PROBLEM TO SOLVE.
Set down the material exactly as given, please, from its first line through the line that includes "(exb) at (19,288)".

— begin DATA PROVIDED —

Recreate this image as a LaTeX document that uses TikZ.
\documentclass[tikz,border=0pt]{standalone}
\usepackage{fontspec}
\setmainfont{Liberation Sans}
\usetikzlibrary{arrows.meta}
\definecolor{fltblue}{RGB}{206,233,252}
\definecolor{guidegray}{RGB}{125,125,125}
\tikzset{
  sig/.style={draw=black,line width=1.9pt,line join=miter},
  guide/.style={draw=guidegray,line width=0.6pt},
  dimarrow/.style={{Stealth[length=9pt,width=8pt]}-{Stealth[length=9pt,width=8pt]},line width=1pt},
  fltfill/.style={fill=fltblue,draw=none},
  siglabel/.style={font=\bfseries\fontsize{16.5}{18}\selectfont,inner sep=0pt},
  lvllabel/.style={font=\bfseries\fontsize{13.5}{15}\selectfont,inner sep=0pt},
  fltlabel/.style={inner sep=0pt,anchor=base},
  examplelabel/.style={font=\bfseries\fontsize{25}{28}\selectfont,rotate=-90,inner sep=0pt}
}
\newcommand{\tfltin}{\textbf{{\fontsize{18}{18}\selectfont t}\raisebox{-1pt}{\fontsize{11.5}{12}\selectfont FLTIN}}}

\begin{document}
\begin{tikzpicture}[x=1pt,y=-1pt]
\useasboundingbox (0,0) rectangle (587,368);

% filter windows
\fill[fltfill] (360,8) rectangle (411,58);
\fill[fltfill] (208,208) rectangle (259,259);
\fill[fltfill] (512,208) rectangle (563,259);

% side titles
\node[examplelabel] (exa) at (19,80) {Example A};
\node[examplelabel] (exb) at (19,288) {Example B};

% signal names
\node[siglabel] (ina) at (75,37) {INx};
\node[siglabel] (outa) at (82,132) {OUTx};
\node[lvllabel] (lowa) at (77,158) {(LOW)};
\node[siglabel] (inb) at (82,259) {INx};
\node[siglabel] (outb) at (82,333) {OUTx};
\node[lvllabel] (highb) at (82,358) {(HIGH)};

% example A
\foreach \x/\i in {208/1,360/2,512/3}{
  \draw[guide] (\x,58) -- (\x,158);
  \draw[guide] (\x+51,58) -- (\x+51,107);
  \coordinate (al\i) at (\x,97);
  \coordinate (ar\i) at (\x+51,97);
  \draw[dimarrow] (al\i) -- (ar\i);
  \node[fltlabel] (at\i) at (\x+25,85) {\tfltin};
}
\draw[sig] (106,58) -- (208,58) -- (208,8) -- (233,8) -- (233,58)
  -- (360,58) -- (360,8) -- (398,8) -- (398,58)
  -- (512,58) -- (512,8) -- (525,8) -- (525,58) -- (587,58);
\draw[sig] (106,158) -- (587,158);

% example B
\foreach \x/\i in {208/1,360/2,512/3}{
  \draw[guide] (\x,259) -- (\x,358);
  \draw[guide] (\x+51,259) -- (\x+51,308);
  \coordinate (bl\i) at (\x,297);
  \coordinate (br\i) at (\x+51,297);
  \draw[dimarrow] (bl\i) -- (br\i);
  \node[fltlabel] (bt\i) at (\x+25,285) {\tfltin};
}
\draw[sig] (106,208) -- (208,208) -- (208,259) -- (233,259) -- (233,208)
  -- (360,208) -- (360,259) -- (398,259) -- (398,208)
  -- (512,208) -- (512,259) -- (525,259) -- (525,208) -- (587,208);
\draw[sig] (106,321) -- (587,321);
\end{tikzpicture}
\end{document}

— end DATA PROVIDED —

SOLUTION FOR THIS TASK.
Recreate this image as a LaTeX document that uses TikZ.
\documentclass[tikz,border=0pt]{standalone}
\usepackage{fontspec}
\setmainfont{Liberation Sans}
\usetikzlibrary{arrows.meta}
\definecolor{fltblue}{RGB}{206,233,252}
\definecolor{guidegray}{RGB}{125,125,125}
\tikzset{
  sig/.style={draw=black,line width=1.9pt,line join=miter},
  guide/.style={draw=guidegray,line width=0.6pt},
  dimarrow/.style={{Stealth[length=9pt,width=8pt]}-{Stealth[length=9pt,width=8pt]},line width=1pt},
  fltfill/.style={fill=fltblue,draw=none},
  siglabel/.style={font=\bfseries\fontsize{16.5}{18}\selectfont,inner sep=0pt},
  lvllabel/.style={font=\bfseries\fontsize{13.5}{15}\selectfont,inner sep=0pt},
  fltlabel/.style={inner sep=0pt,anchor=base},
  examplelabel/.style={font=\bfseries\fontsize{25}{28}\selectfont,rotate=-90,inner sep=0pt}
}
\newcommand{\tfltin}{\textbf{{\fontsize{18}{18}\selectfont t}\raisebox{-1pt}{\fontsize{11.5}{12}\selectfont FLTIN}}}

\begin{document}
\begin{tikzpicture}[x=1pt,y=-1pt]
\useasboundingbox (0,0) rectangle (587,368);

% filter windows
\fill[fltfill] (360,8) rectangle (411,58);
\fill[fltfill] (208,208) rectangle (259,259);
\fill[fltfill] (512,208) rectangle (563,259);

% side titles
\node[examplelabel] (exa) at (19,80) {Example A};
\node[examplelabel] (exb) at (19,288) {Example B};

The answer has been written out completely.